Hom ring of any ideal of any integral domain is commutative?

Question

Let $R$ be an integral domain (a commutative ring with unity without non-zero zero divisor) ; $I$ be an ideal of $R$ , so that $I$ is an $R$-module . Let $f,g : I \to I$ be any two $R$-module homomorphisms . Then is it true that $f \circ g = g\circ f $ ? I have no idea where to start ; and I have no intuition as to the validity of the statement . Please help . Thanks in advance

Answer 1

Lemma: in the context above, $fg(y)=gf(y)$ for all $y\in I^2$.

Proof: Let $i,j\in I$. Then $(fg-gf)(ij)=fg(ij)-gf(ij)=f(g(i)j)-g(if(j))=f(j)g(i)-f(j)g(i)=0$. Since this holds for all $i,j$, it holds for all elements of $I^2$.

Notice that the above holds for any commutative ring $R$.

Proof of your problem:

Suppose $(fg-gf)(x)=z\neq 0$ for some $x\in I$. Then $(fg-gf)(x^2)=(fg-gf)(x)x=zx\neq 0$ also.
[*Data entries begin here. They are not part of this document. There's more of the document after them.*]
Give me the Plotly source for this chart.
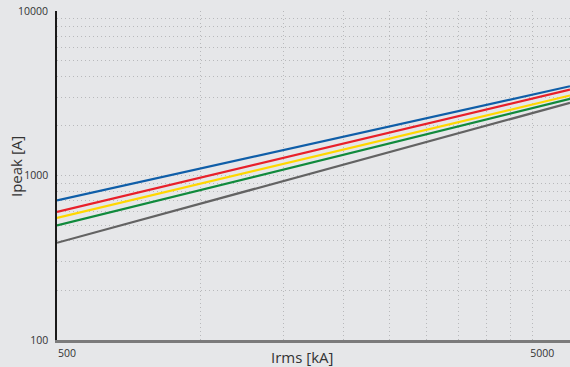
import plotly.graph_objects as go
import math

# Data
irms = [500, 6000]
ipeak_blue = [705, 3490]
ipeak_red = [601, 3330]
ipeak_yellow = [553, 3065]
ipeak_green = [497, 2925]
ipeak_gray = [390, 2765]

series = [
    ("blue", ipeak_blue, "#0f5ea8"),
    ("red", ipeak_red, "#e8202a"),
    ("yellow", ipeak_yellow, "#ffd700"),
    ("green", ipeak_green, "#108a3c"),
    ("gray", ipeak_gray, "#636363"),
]

x_grid = [500, 1000, 1500, 2000, 2500, 3000, 3500, 4000, 4500, 5000]
x_text = ["500", "", "", "", "", "", "", "", "", "5000"]
y_grid = [100, 200, 300, 400, 500, 600, 700, 800, 900, 1000,
          2000, 3000, 4000, 5000, 6000, 7000, 8000, 9000, 10000]
y_text = ["100"] + [""] * 8 + ["1000"] + [""] * 8 + ["10000"]

bg = "#e6e7e9"
grid = "#b8b9bb"

fig = go.Figure()
for name, vals, col in series:
    fig.add_trace(go.Scatter(x=irms, y=vals, mode="lines", name=name,
                             line=dict(color=col, width=2.2), showlegend=False))

fig.update_layout(
    width=570, height=367,
    margin=dict(l=57, r=0, t=11, b=27),
    paper_bgcolor=bg, plot_bgcolor=bg,
    font=dict(family="Open Sans", color="#333333", size=10.5),
    xaxis=dict(type="log", range=[math.log10(500), math.log10(6000)],
               tickmode="array", tickvals=x_grid, ticktext=x_text,
               showgrid=True, gridcolor=grid, griddash="1px,3px", gridwidth=1,
               showline=True, linecolor="#7b7b7b", linewidth=2.5,
               ticks="", ticklabelshift=10, ticklabelstandoff=2,
               zeroline=False),
    yaxis=dict(type="log", range=[2, 4],
               tickmode="array", tickvals=y_grid, ticktext=y_text,
               showgrid=True, gridcolor=grid, griddash="1px,3px", gridwidth=1,
               showline=True, linecolor="#1a1a1a", linewidth=1.5,
               ticks="", ticklabelstandoff=5, zeroline=False),
    annotations=[
        dict(text="Irms [kA]", xref="paper", yref="paper", x=(302 - 57) / 513,
             y=(367 - 357 - 27) / 329, xanchor="center", yanchor="middle",
             showarrow=False, font=dict(size=15, color="#333333", family="Open Sans")),
        dict(text="Ipeak [A]", xref="paper", yref="paper", x=(16 - 57) / 513,
             y=(367 - 167 - 27) / 329, xanchor="center", yanchor="middle",
             textangle=-90, showarrow=False,
             font=dict(size=15, color="#333333", family="Open Sans")),
    ],
)

fig.write_html("out.html")
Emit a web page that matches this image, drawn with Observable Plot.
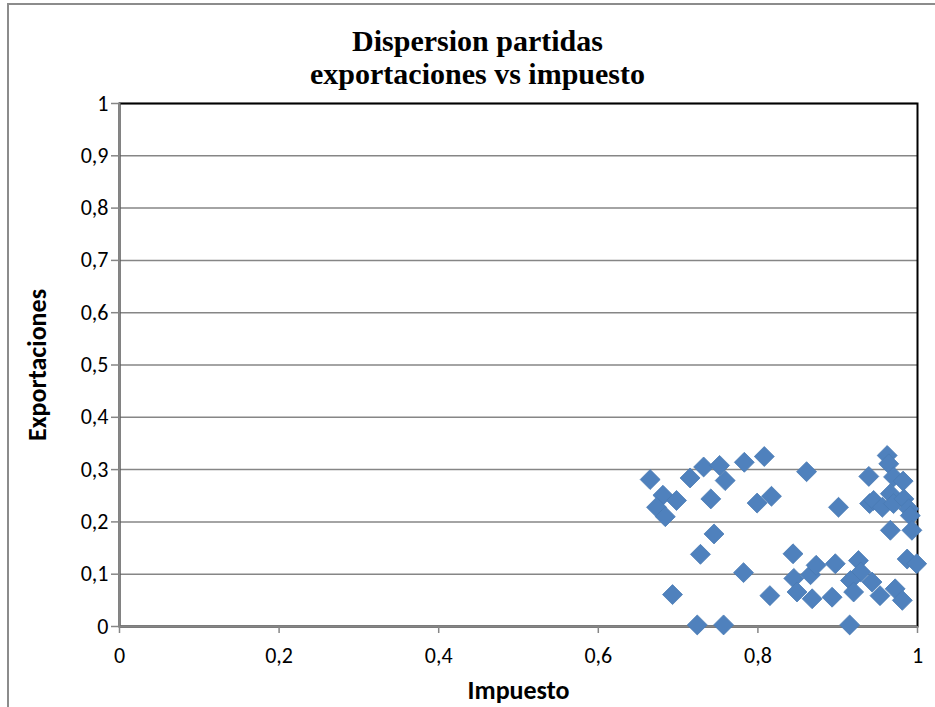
<!DOCTYPE html>
<html>
<head>
<meta charset="utf-8">
<script src="https://cdn.jsdelivr.net/npm/d3@7"></script>
<script src="https://cdn.jsdelivr.net/npm/@observablehq/plot@0.6"></script>
<style>
  html, body { margin: 0; padding: 0; background: #fff; }
  #wrap { position: relative; width: 935px; height: 707px; overflow: hidden; }
  #border { position: absolute; left: 7px; top: 3px; width: 940px; height: 740px; border: 2px solid #8c8c8c; box-sizing: border-box; }
  #chart { position: absolute; left: 0; top: 0; }
</style>
</head>
<body>
<div id="wrap"><div id="border"></div><div id="chart"></div></div>
<script>
const titleLines = ["Dispersion partidas", "exportaciones vs impuesto"];
const xLabel = "Impuesto";
const yLabel = "Exportaciones";
const xTicks = [0, 0.2, 0.4, 0.6, 0.8, 1];
const yTicks = [0, 0.1, 0.2, 0.3, 0.4, 0.5, 0.6, 0.7, 0.8, 0.9, 1];

// Impuesto (x) and Exportaciones (y)
const impuesto = [
  0.665, 0.715, 0.732, 0.752, 0.759, 0.681, 0.698, 0.673, 0.684, 0.741,
  0.745, 0.783, 0.808, 0.861, 0.799, 0.817, 0.728, 0.693, 0.782, 0.815,
  0.724, 0.757, 0.901, 0.962, 0.964, 0.939, 0.970, 0.982, 0.940, 0.945,
  0.956, 0.966, 0.970, 0.983, 0.989, 0.991, 0.966, 0.993, 0.844, 0.845,
  0.849, 0.866, 0.873, 0.868, 0.893, 0.897, 0.926, 0.929, 0.916, 0.920,
  0.943, 0.953, 0.972, 0.981, 0.987, 0.999, 0.915
];
const exportaciones = [
  0.281, 0.284, 0.305, 0.308, 0.279, 0.251, 0.241, 0.228, 0.210, 0.244,
  0.177, 0.314, 0.325, 0.296, 0.236, 0.249, 0.138, 0.061, 0.103, 0.059,
  0.003, 0.003, 0.228, 0.327, 0.311, 0.287, 0.286, 0.278, 0.235, 0.241,
  0.228, 0.254, 0.235, 0.244, 0.225, 0.212, 0.184, 0.184, 0.139, 0.092,
  0.066, 0.099, 0.117, 0.053, 0.056, 0.120, 0.126, 0.104, 0.088, 0.066,
  0.085, 0.059, 0.072, 0.050, 0.129, 0.120, 0.003
];
const points = impuesto.map((x, i) => ({x, y: exportaciones[i]}));

const fmt = d => String(+d.toFixed(1)).replace(".", ",");
const tickFont = "Carlito, Lato, 'Open Sans', sans-serif";
const serif = "'Liberation Serif', 'Times New Roman', serif";
const gray = "#868686";

const chart = Plot.plot({
  width: 935,
  height: 707,
  marginLeft: 119,
  marginRight: 18,
  marginTop: 103,
  marginBottom: 81,
  style: {fontFamily: tickFont, color: "#000", background: "transparent", overflow: "visible"},
  x: {domain: [0, 1]},
  y: {domain: [0, 1]},
  marks: [
    Plot.gridY(yTicks, {stroke: gray, strokeOpacity: 1, strokeWidth: 1.5}),
    Plot.frame({stroke: "#000", strokeWidth: 2}),
    Plot.ruleX([0], {stroke: gray, strokeWidth: 2}),
    Plot.ruleY([0], {stroke: gray, strokeWidth: 2}),
    Plot.axisY({ticks: yTicks, tickFormat: fmt, tickSize: 8, tickPadding: 3, stroke: gray, strokeOpacity: 1, strokeWidth: 1.5, fill: "#000", label: null}),
    Plot.axisX({ticks: xTicks, tickFormat: fmt, tickSize: 7, tickPadding: 14, stroke: gray, strokeOpacity: 1, strokeWidth: 1.5, fill: "#000", label: null}),
    Plot.dot(points, {x: "x", y: "y", symbol: "diamond2", r: 9, fill: "#4F81BD", stroke: "#4a7bb4", strokeWidth: 0.8}),
    Plot.text([titleLines[0]], {frameAnchor: "top", lineAnchor: "middle", dx: -41, dy: -62, fontFamily: serif, fontWeight: "bold", fontSize: 30, fill: "#000"}),
    Plot.text([titleLines[1]], {frameAnchor: "top", lineAnchor: "middle", dx: -41, dy: -29, fontFamily: serif, fontWeight: "bold", fontSize: 30, fill: "#000"}),
    Plot.text([xLabel], {frameAnchor: "bottom", textAnchor: "middle", lineAnchor: "middle", dy: 64, fontWeight: "bold", fontSize: 26, fill: "#000"}),
    Plot.text([yLabel], {frameAnchor: "left", textAnchor: "middle", lineAnchor: "middle", dx: -82, rotate: -90, fontWeight: "bold", fontSize: 26, fill: "#000"})
  ]
});
// enlarge tick labels (style only)
const tickTexts = new Set([...xTicks, ...yTicks].map(fmt));
d3.select(chart).selectAll("text").filter(function () { return tickTexts.has(this.textContent); })
  .style("font-size", "22px");
document.getElementById("chart").appendChild(chart);
</script>
</body>
</html>
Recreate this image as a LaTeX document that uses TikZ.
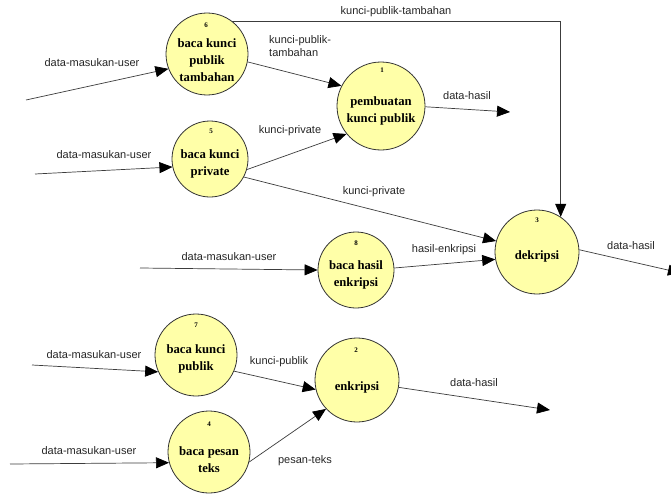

But by the lemma we know this cannot be the case since $x^2\in I^2$.

Now actually I remember the version of this question I solved long ago:

Proposition: Let $I$ be an ideal of a commutative ring $R$ such that $I$ contains a regular element $r$ (that is, $r$ isn't a zero divisor.) Then $End(I_R)$ is commutative.

The proof is the same, except that when you arrive at "Suppose $(fg-gf)(x)=z\neq 0$ for some $x\in I$", you take your special regular element $r\in I$ and say that "$(fg-gf)(xr)=(fg-gf)(x)r=zr\neq 0$, a contradiction."